Charts and diagrams as code
====

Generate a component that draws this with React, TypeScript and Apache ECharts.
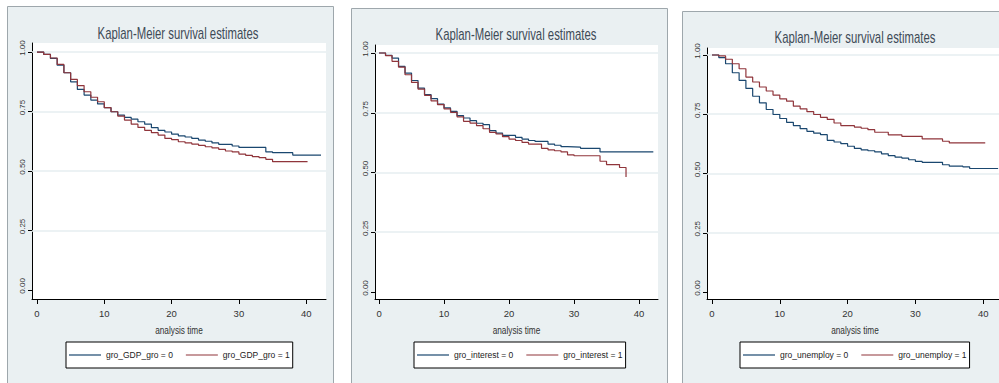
import React, { useEffect, useRef } from "react";
import * as echarts from "echarts";

// ---------- data ----------
const xTicks = [0, 10, 20, 30, 40];
const yTicks = [0, 0.25, 0.5, 0.75, 1];
const titleText = "Kaplan-Meier survival estimates";
const xAxisName = "analysis time";

// Panel 1: gro_GDP_gro
const gdpNames = ["gro_GDP_gro = 0", "gro_GDP_gro = 1"];
const gdp0Time = [0, 1, 2, 3, 4, 5, 6, 7, 8, 9, 10, 11, 12, 13, 14, 15, 16, 17, 18, 19, 20, 21, 22, 23, 24, 25, 26, 27, 29, 30, 34, 35, 38, 42.2];
const gdp0Surv = [1, 0.99, 0.973, 0.945, 0.913, 0.875, 0.843, 0.819, 0.798, 0.782, 0.766, 0.749, 0.735, 0.725, 0.718, 0.707, 0.697, 0.682, 0.671, 0.664, 0.655, 0.648, 0.643, 0.637, 0.63, 0.625, 0.618, 0.612, 0.605, 0.599, 0.58, 0.577, 0.567, 0.567];
const gdp1Time = [0, 1, 2, 3, 4, 5, 6, 7, 8, 9, 10, 11, 12, 13, 14, 15, 16, 17, 18, 19, 20, 21, 22, 23, 24, 25, 26, 27, 28, 29, 30, 31, 32, 33, 34, 35, 40.2];
const gdp1Surv = [1, 0.99, 0.975, 0.948, 0.913, 0.885, 0.859, 0.833, 0.81, 0.791, 0.766, 0.749, 0.731, 0.714, 0.697, 0.683, 0.671, 0.661, 0.651, 0.637, 0.632, 0.623, 0.618, 0.613, 0.608, 0.602, 0.597, 0.591, 0.584, 0.58, 0.571, 0.566, 0.56, 0.556, 0.549, 0.539, 0.539];

// Panel 2: gro_interest
const intNames = ["gro_interest = 0", "gro_interest = 1"];
const int0Time = [0, 1, 2, 3, 4, 5, 6, 7, 8, 9, 10, 11, 12, 13, 14, 15, 16, 17, 18, 19, 21, 22, 23, 24, 26, 27, 28, 29, 31, 34, 42.2];
const int0Surv = [1, 0.99, 0.979, 0.944, 0.916, 0.885, 0.853, 0.826, 0.809, 0.786, 0.77, 0.756, 0.738, 0.728, 0.717, 0.706, 0.7, 0.675, 0.665, 0.655, 0.647, 0.64, 0.634, 0.63, 0.619, 0.614, 0.608, 0.606, 0.601, 0.586, 0.586];
const int1Time = [0, 1, 2, 3, 4, 5, 6, 7, 8, 9, 10, 11, 12, 13, 14, 15, 16, 17, 18, 19, 20, 21, 22, 23, 25, 26, 27, 28, 29, 30, 34, 35, 37, 38];
const int1Surv = [1, 0.989, 0.965, 0.941, 0.909, 0.877, 0.849, 0.823, 0.8, 0.784, 0.766, 0.752, 0.733, 0.714, 0.707, 0.696, 0.683, 0.668, 0.661, 0.65, 0.64, 0.634, 0.626, 0.619, 0.601, 0.595, 0.591, 0.586, 0.574, 0.57, 0.547, 0.533, 0.521, 0.481];

// Panel 3: gro_unemploy
const uneNames = ["gro_unemploy = 0", "gro_unemploy = 1"];
const une0Time = [0, 1, 2, 3, 4, 5, 6, 7, 8, 9, 10, 11, 12, 13, 14, 15, 16, 17, 18, 19, 20, 21, 22, 23, 24, 25, 26, 27, 28, 29, 30, 31, 34, 35, 37, 38, 42.2];
const une0Surv = [1, 0.989, 0.963, 0.925, 0.893, 0.859, 0.826, 0.798, 0.77, 0.749, 0.732, 0.716, 0.702, 0.689, 0.678, 0.67, 0.664, 0.64, 0.633, 0.626, 0.615, 0.606, 0.6, 0.596, 0.591, 0.583, 0.575, 0.569, 0.565, 0.558, 0.551, 0.547, 0.537, 0.531, 0.528, 0.521, 0.521];
const une1Time = [0, 1, 2, 3, 4, 5, 6, 7, 8, 9, 10, 11, 12, 13, 14, 15, 16, 17, 18, 19, 21, 22, 23, 24, 26, 28, 31, 34, 35, 40.3];
const une1Surv = [1, 0.996, 0.982, 0.963, 0.942, 0.907, 0.886, 0.865, 0.848, 0.831, 0.815, 0.805, 0.784, 0.773, 0.761, 0.749, 0.737, 0.728, 0.713, 0.702, 0.696, 0.691, 0.685, 0.674, 0.663, 0.657, 0.646, 0.636, 0.629, 0.629];

// ---------- styling / layout ----------
const BLUE = "#1a476f";
const RED = "#90353b";
const PANEL_BG = "#eaf0f2";
const PANEL_BORDER = "#9ea7ac";
const GRIDLINE = "#e6eef1";
const TEXT = "#333";
const SANS = '"Liberation Sans", Arial, sans-serif';

const zip = (t: number[], s: number[]) => t.map((v, i) => [v, s[i]]);

const panels = [
  {
    names: gdpNames, d0: zip(gdp0Time, gdp0Surv), d1: zip(gdp1Time, gdp1Surv),
    grid: { left: 32, top: 43, width: 294, height: 256 },
    x: [-0.74, 42.94], y: [-0.038, 1.038],
    bg: { x: 7.5, y: 6.5, w: 326 }, title: [178, 33], legend: [66, 342],
  },
  {
    names: intNames, d0: zip(int0Time, int0Surv), d1: zip(int1Time, int1Surv),
    grid: { left: 375, top: 45, width: 283, height: 254 },
    x: [-0.62, 42.92], y: [-0.0293, 1.0335],
    bg: { x: 351.5, y: 8.5, w: 316 }, title: [516, 34], legend: [414, 342],
  },
  {
    names: uneNames, d0: zip(une0Time, une0Surv), d1: zip(une1Time, une1Surv),
    grid: { left: 707, top: 48, width: 296, height: 251 },
    x: [-0.737, 42.92], y: [-0.0295, 1.0295],
    bg: { x: 682.5, y: 11.5, w: 330 }, title: [855, 37], legend: [740, 342],
  },
];

export default function App() {
  const ref = useRef<HTMLDivElement>(null);
  useEffect(() => {
    if (!ref.current) return;
    const chart = echarts.init(ref.current, undefined, { renderer: "svg" });

    const graphic: any[] = [];
    panels.forEach((p) => {
      graphic.push({
        type: "rect", z: -10, silent: true,
        shape: { x: p.bg.x, y: p.bg.y, width: p.bg.w, height: 400 },
        style: { fill: PANEL_BG, stroke: PANEL_BORDER, lineWidth: 1 },
      });
      graphic.push({
        type: "text", z: 10, silent: true,
        x: p.title[0], y: p.title[1], scaleX: 0.71, scaleY: 1,
        style: {
          text: titleText, fill: "#3e4b57", fontSize: 16, fontFamily: SANS,
          textAlign: "center", textVerticalAlign: "middle", align: "center", verticalAlign: "middle",
        },
      });
      graphic.push({
        type: "text", z: 10, silent: true,
        x: p.grid.left + p.grid.width / 2, y: 330, scaleX: 0.75, scaleY: 1,
        style: {
          text: xAxisName, fill: TEXT, fontSize: 11, fontFamily: SANS,
          textAlign: "center", textVerticalAlign: "middle", align: "center", verticalAlign: "middle",
        },
      });
    });

    const option: any = {
      animation: false,
      backgroundColor: "transparent",
      graphic,
      grid: panels.map((p) => ({
        ...p.grid, show: true, backgroundColor: "#ffffff", borderWidth: 0, containLabel: false,
      })),
      xAxis: panels.map((p, i) => ({
        type: "value", gridIndex: i, min: p.x[0], max: p.x[1],
        axisLine: { show: true, onZero: false, lineStyle: { color: "#000", width: 1 } },
        axisTick: { show: true, customValues: xTicks, length: 5, lineStyle: { color: "#000" } },
        axisLabel: { customValues: xTicks, fontFamily: SANS, fontSize: 9.5, color: TEXT, margin: 9 },
        splitLine: { show: false },
      })),
      yAxis: panels.map((p, i) => ({
        type: "value", gridIndex: i, min: p.y[0], max: p.y[1],
        axisLine: { show: true, onZero: false, lineStyle: { color: "#000", width: 1 } },
        axisTick: { show: true, customValues: yTicks, length: 4, lineStyle: { color: "#000" } },
        axisLabel: {
          customValues: yTicks, rotate: 90, fontFamily: SANS, fontSize: 8, color: TEXT, margin: 6,
          formatter: (v: number) => v.toFixed(2), padding: [0, 0, 0, 8],
        },
        splitLine: { show: false },
      })),
      legend: panels.map((p) => ({
        data: p.names, left: p.legend[0], top: p.legend[1],
        orient: "horizontal", backgroundColor: "#ffffff", borderColor: "#000", borderWidth: 1,
        padding: [8, 3, 8, 3], itemGap: 13, itemWidth: 32, itemHeight: 1.2, icon: "rect",
        textStyle: { fontFamily: SANS, fontSize: 8.5, color: "#222", lineHeight: 10 },
        selectedMode: false,
      })),
      series: panels.flatMap((p, i) => [
        {
          type: "line", name: p.names[0], xAxisIndex: i, yAxisIndex: i, step: "end",
          data: p.d0, symbol: "none", showSymbol: false, color: BLUE,
          lineStyle: { color: BLUE, width: 1.2 }, z: 3,
          markLine: {
            silent: true, symbol: ["none", "none"], z: 1, label: { show: false },
            lineStyle: { color: GRIDLINE, width: 1.5, type: "solid" },
            data: yTicks.filter((v) => v > 0).map((v) => ({ yAxis: v })),
          },
        },
        {
          type: "line", name: p.names[1], xAxisIndex: i, yAxisIndex: i, step: "end",
          data: p.d1, symbol: "none", showSymbol: false, color: RED,
          lineStyle: { color: RED, width: 1.2 }, z: 3,
        },
      ]),
    };
    chart.setOption(option);
    return () => chart.dispose();
  }, []);

  return (
    <div style={{ position: "fixed", left: 0, top: 0, width: 999, height: 383, overflow: "hidden", background: "#fff" }}>
      <div ref={ref} style={{ position: "absolute", left: 0, top: 0, width: 1012, height: 383 }} />
    </div>
  );
}
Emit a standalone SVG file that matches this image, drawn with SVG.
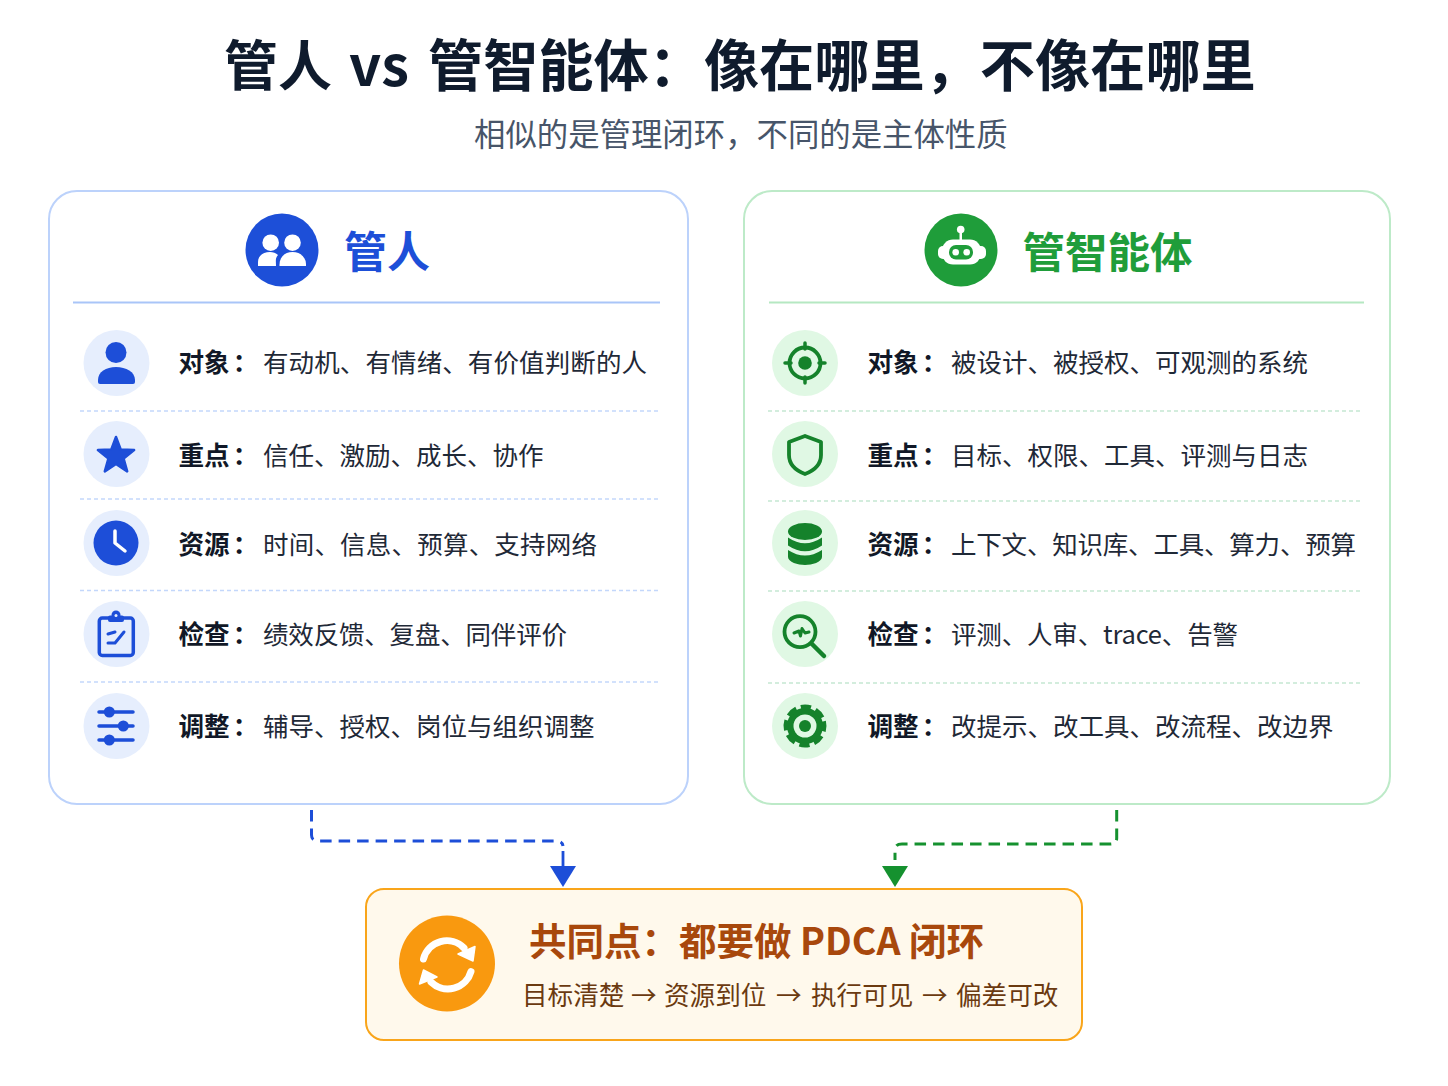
<svg xmlns="http://www.w3.org/2000/svg" width="1448" height="1086" viewBox="0 0 1448 1086">
<style>
text{font-family:"Noto Sans CJK SC","Noto Sans",sans-serif}
.t{font-size:54px;font-weight:700;fill:#0f1b2d}
.sub{font-size:31.4px;fill:#475569}
.lab{font-size:25.6px;font-weight:700;fill:#111827}
.val{font-size:25.5px;fill:#1f2937}
.low{font-size:25.6px;fill:#6b3a10}
.card{fill:#fff;stroke-width:2}
.bl{fill:#1d4ed8}.gr{fill:#15822b}
.bs{fill:none;stroke:#1d4ed8;stroke-linecap:round;stroke-linejoin:round}
.gs{fill:none;stroke:#15822b;stroke-linecap:round;stroke-linejoin:round}
.bd{stroke:#c3d7fb;stroke-width:1.5;stroke-dasharray:4 3}
.gd{stroke:#c5e8d2;stroke-width:1.5;stroke-dasharray:4 3}
.bc{fill:#e6eefd}.gc{fill:#e0f8e4}
</style>
<rect width="1448" height="1086" fill="#fff"/>
<g id="title">
<text class="t" x="224" y="86">管人</text>
<text class="t" x="349" y="86" style="font-size:56px">vs</text>
<text class="t" x="428" y="86" style="font-size:55.200px">管智能体：像在哪里，不像在哪里</text>
<text class="sub" x="474" y="146">相似的是管理闭环，不同的是主体性质</text>
</g>
<g id="card-human">
<rect class="card" x="49" y="191" width="639" height="613" rx="28" stroke="#bcd2fb"/>
<circle cx="282" cy="250" r="36.5" fill="#1d4fd8"/>
<g fill="#fff">
<circle cx="270.7" cy="242.7" r="8.3"/><circle cx="292.5" cy="242.7" r="8.3"/>
<path d="M258 266 V262 C258 256 263 252 270 252 C273 252 276 253 278 255 C275 258 276 262 276 266Z"/>
<path d="M279.500 266 C279 258 284 252 292.500 252 C301 252 306 258 306 264 V266Z"/>
</g>
<text x="344" y="268" style="font-size:43px;font-weight:700;fill:#1d4fd8">管人</text>
<line x1="73" y1="302.500" x2="660" y2="302.500" stroke="#a9c5f8" stroke-width="2"/>
<line class="bd" x1="80" y1="411" x2="660" y2="411"/>
<line class="bd" x1="80" y1="499" x2="660" y2="499"/>
<line class="bd" x1="80" y1="590.500" x2="660" y2="590.500"/>
<line class="bd" x1="80" y1="682" x2="660" y2="682"/>
</g>
<g id="human-object">
<circle class="bc" cx="116.500" cy="363" r="33"/>
<circle class="bl" cx="116" cy="352.500" r="10.500"/>
<path class="bl" d="M98 380 C98 372 106 367 116 367 C126 367 135 372 135 380 V382 Q135 384 133 384 H100 Q98 384 98 382Z"/>
<text class="lab" x="178.500" y="372">对象<tspan dx="3">：</tspan></text><text class="val" x="263" y="372" textLength="384">有动机、有情绪、有价值判断的人</text>
</g>
<g id="human-focus">
<circle class="bc" cx="116.500" cy="454" r="33"/>
<polygon class="bl" stroke="#1d4ed8" stroke-width="2.500" stroke-linejoin="round" points="116,437 120.700,449.500 134.100,450.100 123.600,458.500 127.200,471.400 116,464 104.800,471.400 108.400,458.500 97.900,450.100 111.300,449.500"/>
<text class="lab" x="178.500" y="465">重点<tspan dx="3">：</tspan></text><text class="val" x="263" y="465">信任、激励、成长、协作</text>
</g>
<g id="human-resource">
<circle class="bc" cx="116.500" cy="543" r="33"/>
<circle class="bl" cx="116" cy="543" r="22.500"/>
<path d="M115 531 V543 L125 551" fill="none" stroke="#fff" stroke-width="3.500" stroke-linecap="round" stroke-linejoin="round"/>
<text class="lab" x="178.500" y="554">资源<tspan dx="3">：</tspan></text><text class="val" x="263" y="554" textLength="334">时间、信息、预算、支持网络</text>
</g>
<g id="human-check">
<circle class="bc" cx="116.500" cy="634" r="33"/>
<rect class="bs" x="99.300" y="618" width="34" height="37.500" rx="3" stroke-width="3.500"/>
<rect class="bl" x="108" y="615.500" width="16" height="6.500" rx="2"/>
<circle class="bl" cx="116" cy="615" r="4.500"/><circle cx="116" cy="615.500" r="1.500" fill="#e6eefd"/>
<path class="bs" stroke-width="3" d="M108 634 L115 632 M108 643 H115 L124 632"/>
<text class="lab" x="178.500" y="644">检查<tspan dx="3">：</tspan></text><text class="val" x="263" y="644" textLength="304">绩效反馈、复盘、同伴评价</text>
</g>
<g id="human-adjust">
<circle class="bc" cx="116.500" cy="726" r="33"/>
<path class="bs" stroke-width="3.500" d="M99 712 H133 M99 726 H133 M99 740 H133"/>
<circle class="bl" cx="109.300" cy="712" r="5.500"/><circle class="bl" cx="123.300" cy="726" r="5.500"/><circle class="bl" cx="109.300" cy="740" r="5.500"/>
<text class="lab" x="178.500" y="736">调整<tspan dx="3">：</tspan></text><text class="val" x="263" y="736">辅导、授权、岗位与组织调整</text>
</g>
<g id="card-agent">
<rect class="card" x="744" y="191" width="646" height="613" rx="28" stroke="#bdeac8"/>
<circle cx="961" cy="250" r="36.500" fill="#1f9d3a"/>
<circle cx="960.700" cy="229.500" r="3.800" fill="#fff"/><rect x="959.500" y="230" width="2.500" height="11" fill="#fff"/>
<rect x="938" y="246" width="48" height="13" rx="5" fill="#fff"/>
<rect x="942" y="239.500" width="39" height="25" rx="11" fill="#fff"/>
<rect x="949" y="245" width="24" height="14.500" rx="7" fill="#1f9d3a"/>
<circle cx="955.700" cy="252.300" r="3.300" fill="#fff"/><circle cx="966.700" cy="252.300" r="3.300" fill="#fff"/>
<text x="1022.500" y="268" style="font-size:42.500px;font-weight:700;fill:#1f9d3a">管智能体</text>
<line x1="769" y1="302.500" x2="1364" y2="302.500" stroke="#b5e8c2" stroke-width="2"/>
<line class="gd" x1="768" y1="411" x2="1360" y2="411"/>
<line class="gd" x1="768" y1="501" x2="1360" y2="501"/>
<line class="gd" x1="768" y1="591" x2="1360" y2="591"/>
<line class="gd" x1="768" y1="683" x2="1360" y2="683"/>
</g>
<g id="agent-object">
<circle class="gc" cx="805" cy="363" r="33"/>
<circle class="gs" cx="805" cy="363" r="15.500" stroke-width="3.800"/>
<circle class="gr" cx="805" cy="363" r="6.800"/>
<path class="gs" stroke-width="3.500" d="M805 343 V349 M805 377 V383 M785 363 H791 M819 363 H825"/>
<text class="lab" x="867.500" y="372">对象<tspan dx="3">：</tspan></text><text class="val" x="951" y="372">被设计、被授权、可观测的系统</text>
</g>
<g id="agent-focus">
<circle class="gc" cx="805" cy="454" r="33"/>
<path class="gs" stroke-width="3.800" d="M805 436 L821 442 V455 C821 465 813 471 805 474 C797 471 789 465 789 455 V442Z"/>
<text class="lab" x="867.500" y="465">重点<tspan dx="3">：</tspan></text><text class="val" x="951" y="465">目标、权限、工具、评测与日志</text>
</g>
<g id="agent-resource">
<circle class="gc" cx="805" cy="543" r="33"/>
<ellipse class="gr" cx="805" cy="531.500" rx="17" ry="8.500"/>
<path class="gr" d="M788 537.500 Q805 549 822 537.500 V545.500 Q805 557 788 545.500Z"/>
<path class="gr" d="M788 550 Q805 561 822 550 V557 C822 562 812 565 805 565 C798 565 788 562 788 557Z"/>
<text class="lab" x="867.500" y="554">资源<tspan dx="3">：</tspan></text><text class="val" x="951" y="554" textLength="405">上下文、知识库、工具、算力、预算</text>
</g>
<g id="agent-check">
<circle class="gc" cx="805" cy="634" r="33"/>
<circle class="gs" cx="800" cy="631.700" r="15.500" stroke-width="3.800"/>
<path class="gs" stroke-width="4.500" d="M812 644 L824 656"/>
<path class="gs" stroke-width="3" d="M794 633 L799 631 L800.500 636 L802 628.500 L805 633 L809 632"/>
<text class="lab" x="867.500" y="644">检查<tspan dx="3">：</tspan></text><text class="val" x="951" y="644" textLength="287">评测、人审、trace、告警</text>
</g>
<g id="agent-adjust">
<circle class="gc" cx="805" cy="726" r="33"/>
<circle class="gr" cx="805" cy="726" r="18"/>
<circle cx="805" cy="726" r="19" fill="none" stroke="#15822b" stroke-width="5" stroke-dasharray="10 4.920" transform="rotate(-14 805 726)"/>
<circle class="gc" cx="805" cy="726" r="11.500"/>
<circle class="gr" cx="805" cy="726" r="6"/>
<text class="lab" x="867.500" y="736">调整<tspan dx="3">：</tspan></text><text class="val" x="951" y="736">改提示、改工具、改流程、改边界</text>
</g>
<g id="connectors">
<path d="M311.500 810 V835 Q311.500 841 318 841 H556 Q562.500 841 563 846" fill="none" stroke="#1d4ed8" stroke-width="3" stroke-dasharray="11.500 7"/>
<line x1="563" y1="851" x2="563" y2="868" stroke="#1d4ed8" stroke-width="2.800"/>
<polygon points="550,866 576,866 563,887" fill="#1d4ed8"/>
<path d="M1116.700 810 V838 Q1116.700 844 1110 844 H902 Q895 844 895 850 V860" fill="none" stroke="#15912f" stroke-width="3" stroke-dasharray="11.500 7"/>
<polygon points="882,866 908,866 895,887" fill="#15912f"/>
</g>
<g id="common">
<rect x="366" y="889" width="716" height="151" rx="18" fill="#fff9ec" stroke="#f9a51a" stroke-width="2"/>
<circle cx="447" cy="963.500" r="48" fill="#f9990f"/>
<path d="M423.500 959 A24 24 0 0 1 464 948 M471 971.500 A24 24 0 0 1 431 982" fill="none" stroke="#fff" stroke-width="7" stroke-linecap="round"/>
<polygon points="458,954 475,946.500 473,961" fill="#fff" stroke="#fff" stroke-width="1.500" stroke-linejoin="round"/>
<polygon points="419.500,984 423.500,970 437,977" fill="#fff" stroke="#fff" stroke-width="1.500" stroke-linejoin="round"/>
<text x="529" y="955" style="font-size:37.500px;font-weight:700;fill:#a8480c">共同点：都要做 PDCA 闭环</text>
<text class="low" y="1005"><tspan x="522">目标清楚</tspan><tspan x="631">→</tspan><tspan x="664">资源到位</tspan><tspan x="776">→</tspan><tspan x="811">执行可见</tspan><tspan x="922">→</tspan><tspan x="956">偏差可改</tspan></text>
</g>
</svg>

====

Repeat only the lines between the top of the entries above and the line containing "0.533, 0.521, 0.481];", both ends included, without the pictures.

Result -
Generate a component that draws this with React, TypeScript and Apache ECharts.
import React, { useEffect, useRef } from "react";
import * as echarts from "echarts";

// ---------- data ----------
const xTicks = [0, 10, 20, 30, 40];
const yTicks = [0, 0.25, 0.5, 0.75, 1];
const titleText = "Kaplan-Meier survival estimates";
const xAxisName = "analysis time";

// Panel 1: gro_GDP_gro
const gdpNames = ["gro_GDP_gro = 0", "gro_GDP_gro = 1"];
const gdp0Time = [0, 1, 2, 3, 4, 5, 6, 7, 8, 9, 10, 11, 12, 13, 14, 15, 16, 17, 18, 19, 20, 21, 22, 23, 24, 25, 26, 27, 29, 30, 34, 35, 38, 42.2];
const gdp0Surv = [1, 0.99, 0.973, 0.945, 0.913, 0.875, 0.843, 0.819, 0.798, 0.782, 0.766, 0.749, 0.735, 0.725, 0.718, 0.707, 0.697, 0.682, 0.671, 0.664, 0.655, 0.648, 0.643, 0.637, 0.63, 0.625, 0.618, 0.612, 0.605, 0.599, 0.58, 0.577, 0.567, 0.567];
const gdp1Time = [0, 1, 2, 3, 4, 5, 6, 7, 8, 9, 10, 11, 12, 13, 14, 15, 16, 17, 18, 19, 20, 21, 22, 23, 24, 25, 26, 27, 28, 29, 30, 31, 32, 33, 34, 35, 40.2];
const gdp1Surv = [1, 0.99, 0.975, 0.948, 0.913, 0.885, 0.859, 0.833, 0.81, 0.791, 0.766, 0.749, 0.731, 0.714, 0.697, 0.683, 0.671, 0.661, 0.651, 0.637, 0.632, 0.623, 0.618, 0.613, 0.608, 0.602, 0.597, 0.591, 0.584, 0.58, 0.571, 0.566, 0.56, 0.556, 0.549, 0.539, 0.539];

// Panel 2: gro_interest
const intNames = ["gro_interest = 0", "gro_interest = 1"];
const int0Time = [0, 1, 2, 3, 4, 5, 6, 7, 8, 9, 10, 11, 12, 13, 14, 15, 16, 17, 18, 19, 21, 22, 23, 24, 26, 27, 28, 29, 31, 34, 42.2];
const int0Surv = [1, 0.99, 0.979, 0.944, 0.916, 0.885, 0.853, 0.826, 0.809, 0.786, 0.77, 0.756, 0.738, 0.728, 0.717, 0.706, 0.7, 0.675, 0.665, 0.655, 0.647, 0.64, 0.634, 0.63, 0.619, 0.614, 0.608, 0.606, 0.601, 0.586, 0.586];
const int1Time = [0, 1, 2, 3, 4, 5, 6, 7, 8, 9, 10, 11, 12, 13, 14, 15, 16, 17, 18, 19, 20, 21, 22, 23, 25, 26, 27, 28, 29, 30, 34, 35, 37, 38];
const int1Surv = [1, 0.989, 0.965, 0.941, 0.909, 0.877, 0.849, 0.823, 0.8, 0.784, 0.766, 0.752, 0.733, 0.714, 0.707, 0.696, 0.683, 0.668, 0.661, 0.65, 0.64, 0.634, 0.626, 0.619, 0.601, 0.595, 0.591, 0.586, 0.574, 0.57, 0.547, 0.533, 0.521, 0.481];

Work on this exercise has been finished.